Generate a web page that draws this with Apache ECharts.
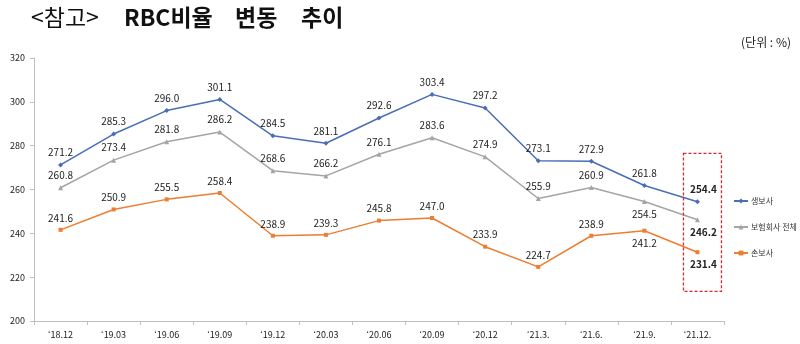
<!DOCTYPE html>
<html><head><meta charset="utf-8">
<script src="https://cdn.jsdelivr.net/npm/echarts@6/dist/echarts.min.js"></script>
<style>html,body{margin:0;padding:0;background:#fff}#c{width:800px;height:344px}</style>
</head><body><div id="c"></div>
<script>
const categories = ["‘18.12","‘19.03","‘19.06","‘19.09","‘19.12","‘20.03","‘20.06","‘20.09","‘20.12","‘21.3.","‘21.6.","‘21.9.","‘21.12."];
const lifeValues = [271.2,285.3,296.0,301.1,284.5,281.1,292.6,303.4,297.2,273.1,272.9,261.8,254.4];
const totalValues = [260.8,273.4,281.8,286.2,268.6,266.2,276.1,283.6,274.9,255.9,260.9,254.5,246.2];
const nonlifeValues = [241.6,250.9,255.5,258.4,238.9,239.3,245.8,247.0,233.9,224.7,238.9,241.2,231.4];
const seriesNames = ["생보사","보험회사 전체","손보사"];
const yTicks = {min:200, max:320, interval:20};
const boxRange = [276.5, 213.5];

const chart = echarts.init(document.getElementById('c'), null, {renderer:'canvas'});
const font = "'Noto Sans CJK KR', 'Noto Sans', sans-serif";
const colors = ['#4a6eb5','#a5a5a5','#ed7d31'];

function mkData(vals, belowIdx){
  const n = vals.length;
  return vals.map((v,i)=>{
    const d = {value:v};
    const last = i===n-1;
    const below = belowIdx.includes(i);
    if (below || last){
      d.label = {position: below ? 'bottom' : 'top'};
      if (last){ d.label.fontWeight='bold'; d.label.offset=[6,0]; }
    }
    return d;
  });
}

const titleStyle = (w)=>({fontSize:23, fontWeight:w, color:'#111', fontFamily:font});
const option = {
  animation:false,
  textStyle:{fontFamily:font},
  title:[
    {left:26, top:1, text:'<참고>', textStyle:titleStyle('normal')},
    {left:119, top:1, text:'RBC비율', textStyle:titleStyle('bold')},
    {left:230, top:1, text:'변동', textStyle:titleStyle('bold')},
    {left:296, top:1, text:'추이', textStyle:titleStyle('bold')},
    {right:4, top:31, text:'(단위 : %)',
     textStyle:{fontSize:12, fontWeight:'normal', color:'#222', fontFamily:font}}
  ],
  legend:{
    orient:'vertical', left:733, top:197, itemGap:18, padding:0,
    itemWidth:14, itemHeight:6,
    textStyle:{fontSize:8, color:'#333', padding:[0,0,0,-2]},
    data:seriesNames.map(n=>({name:n}))
  },
  grid:{left:34, right:76, top:58, bottom:23},
  xAxis:{
    type:'category', data:categories, boundaryGap:true,
    axisLine:{lineStyle:{color:'#bfbfbf'}},
    axisTick:{show:true, length:4, lineStyle:{color:'#bfbfbf'}},
    axisLabel:{fontSize:9, color:'#222', margin:9}
  },
  yAxis:{
    type:'value', min:yTicks.min, max:yTicks.max, interval:yTicks.interval,
    axisLine:{show:true, lineStyle:{color:'#bfbfbf'}},
    axisTick:{show:true, length:4, lineStyle:{color:'#bfbfbf'}},
    splitLine:{show:false},
    axisLabel:{fontSize:9, color:'#222', margin:9}
  },
  series:[
    {name:seriesNames[0], type:'line', data:mkData(lifeValues,[]), color:colors[0],
     symbol:'diamond', symbolSize:5, lineStyle:{width:1.5},
     label:{show:true, position:'top', fontSize:10, color:'#222', distance:5, formatter:p=>p.value.toFixed(1)}},
    {name:seriesNames[1], type:'line', data:mkData(totalValues,[11,12]), color:colors[1],
     symbol:'triangle', symbolSize:5, lineStyle:{width:1.5},
     label:{show:true, position:'top', fontSize:10, color:'#222', distance:5, formatter:p=>p.value.toFixed(1)}},
    {name:seriesNames[2], type:'line', data:mkData(nonlifeValues,[11,12]), color:colors[2],
     symbol:'rect', symbolSize:4, lineStyle:{width:1.5},
     label:{show:true, position:'top', fontSize:10, color:'#222', distance:5, formatter:p=>p.value.toFixed(1)}}
  ]
};
chart.setOption(option);

const lastCat = categories[categories.length-1];
const pTop = chart.convertToPixel({gridIndex:0}, [lastCat, boxRange[0]]);
const pBot = chart.convertToPixel({gridIndex:0}, [lastCat, boxRange[1]]);
const half = 19;
chart.setOption({graphic:[{
  type:'rect', z:100,
  shape:{x:pTop[0]-half+5, y:pTop[1], width:half*2, height:pBot[1]-pTop[1]},
  style:{fill:'none', stroke:'#e0262b', lineWidth:1.3, lineDash:[3,2]}
}]});
</script></body></html>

● ● ●

_WHAT TO WORK ON_.
Give all the lines above again, character for character, without pictures.

_TASK OUTPUT_.
Generate a web page that draws this with Apache ECharts.
<!DOCTYPE html>
<html><head><meta charset="utf-8">
<script src="https://cdn.jsdelivr.net/npm/echarts@6/dist/echarts.min.js"></script>
<style>html,body{margin:0;padding:0;background:#fff}#c{width:800px;height:344px}</style>
</head><body><div id="c"></div>
<script>
const categories = ["‘18.12","‘19.03","‘19.06","‘19.09","‘19.12","‘20.03","‘20.06","‘20.09","‘20.12","‘21.3.","‘21.6.","‘21.9.","‘21.12."];
const lifeValues = [271.2,285.3,296.0,301.1,284.5,281.1,292.6,303.4,297.2,273.1,272.9,261.8,254.4];
const totalValues = [260.8,273.4,281.8,286.2,268.6,266.2,276.1,283.6,274.9,255.9,260.9,254.5,246.2];
const nonlifeValues = [241.6,250.9,255.5,258.4,238.9,239.3,245.8,247.0,233.9,224.7,238.9,241.2,231.4];
const seriesNames = ["생보사","보험회사 전체","손보사"];
const yTicks = {min:200, max:320, interval:20};
const boxRange = [276.5, 213.5];

const chart = echarts.init(document.getElementById('c'), null, {renderer:'canvas'});
const font = "'Noto Sans CJK KR', 'Noto Sans', sans-serif";
const colors = ['#4a6eb5','#a5a5a5','#ed7d31'];

function mkData(vals, belowIdx){
  const n = vals.length;
  return vals.map((v,i)=>{
    const d = {value:v};
    const last = i===n-1;
    const below = belowIdx.includes(i);
    if (below || last){
      d.label = {position: below ? 'bottom' : 'top'};
      if (last){ d.label.fontWeight='bold'; d.label.offset=[6,0]; }
    }
    return d;
  });
}

const titleStyle = (w)=>({fontSize:23, fontWeight:w, color:'#111', fontFamily:font});
const option = {
  animation:false,
  textStyle:{fontFamily:font},
  title:[
    {left:26, top:1, text:'<참고>', textStyle:titleStyle('normal')},
    {left:119, top:1, text:'RBC비율', textStyle:titleStyle('bold')},
    {left:230, top:1, text:'변동', textStyle:titleStyle('bold')},
    {left:296, top:1, text:'추이', textStyle:titleStyle('bold')},
    {right:4, top:31, text:'(단위 : %)',
     textStyle:{fontSize:12, fontWeight:'normal', color:'#222', fontFamily:font}}
  ],
  legend:{
    orient:'vertical', left:733, top:197, itemGap:18, padding:0,
    itemWidth:14, itemHeight:6,
    textStyle:{fontSize:8, color:'#333', padding:[0,0,0,-2]},
    data:seriesNames.map(n=>({name:n}))
  },
  grid:{left:34, right:76, top:58, bottom:23},
  xAxis:{
    type:'category', data:categories, boundaryGap:true,
    axisLine:{lineStyle:{color:'#bfbfbf'}},
    axisTick:{show:true, length:4, lineStyle:{color:'#bfbfbf'}},
    axisLabel:{fontSize:9, color:'#222', margin:9}
  },
  yAxis:{
    type:'value', min:yTicks.min, max:yTicks.max, interval:yTicks.interval,
    axisLine:{show:true, lineStyle:{color:'#bfbfbf'}},
    axisTick:{show:true, length:4, lineStyle:{color:'#bfbfbf'}},
    splitLine:{show:false},
    axisLabel:{fontSize:9, color:'#222', margin:9}
  },
  series:[
    {name:seriesNames[0], type:'line', data:mkData(lifeValues,[]), color:colors[0],
     symbol:'diamond', symbolSize:5, lineStyle:{width:1.5},
     label:{show:true, position:'top', fontSize:10, color:'#222', distance:5, formatter:p=>p.value.toFixed(1)}},
    {name:seriesNames[1], type:'line', data:mkData(totalValues,[11,12]), color:colors[1],
     symbol:'triangle', symbolSize:5, lineStyle:{width:1.5},
     label:{show:true, position:'top', fontSize:10, color:'#222', distance:5, formatter:p=>p.value.toFixed(1)}},
    {name:seriesNames[2], type:'line', data:mkData(nonlifeValues,[11,12]), color:colors[2],
     symbol:'rect', symbolSize:4, lineStyle:{width:1.5},
     label:{show:true, position:'top', fontSize:10, color:'#222', distance:5, formatter:p=>p.value.toFixed(1)}}
  ]
};
chart.setOption(option);

const lastCat = categories[categories.length-1];
const pTop = chart.convertToPixel({gridIndex:0}, [lastCat, boxRange[0]]);
const pBot = chart.convertToPixel({gridIndex:0}, [lastCat, boxRange[1]]);
const half = 19;
chart.setOption({graphic:[{
  type:'rect', z:100,
  shape:{x:pTop[0]-half+5, y:pTop[1], width:half*2, height:pBot[1]-pTop[1]},
  style:{fill:'none', stroke:'#e0262b', lineWidth:1.3, lineDash:[3,2]}
}]});
</script></body></html>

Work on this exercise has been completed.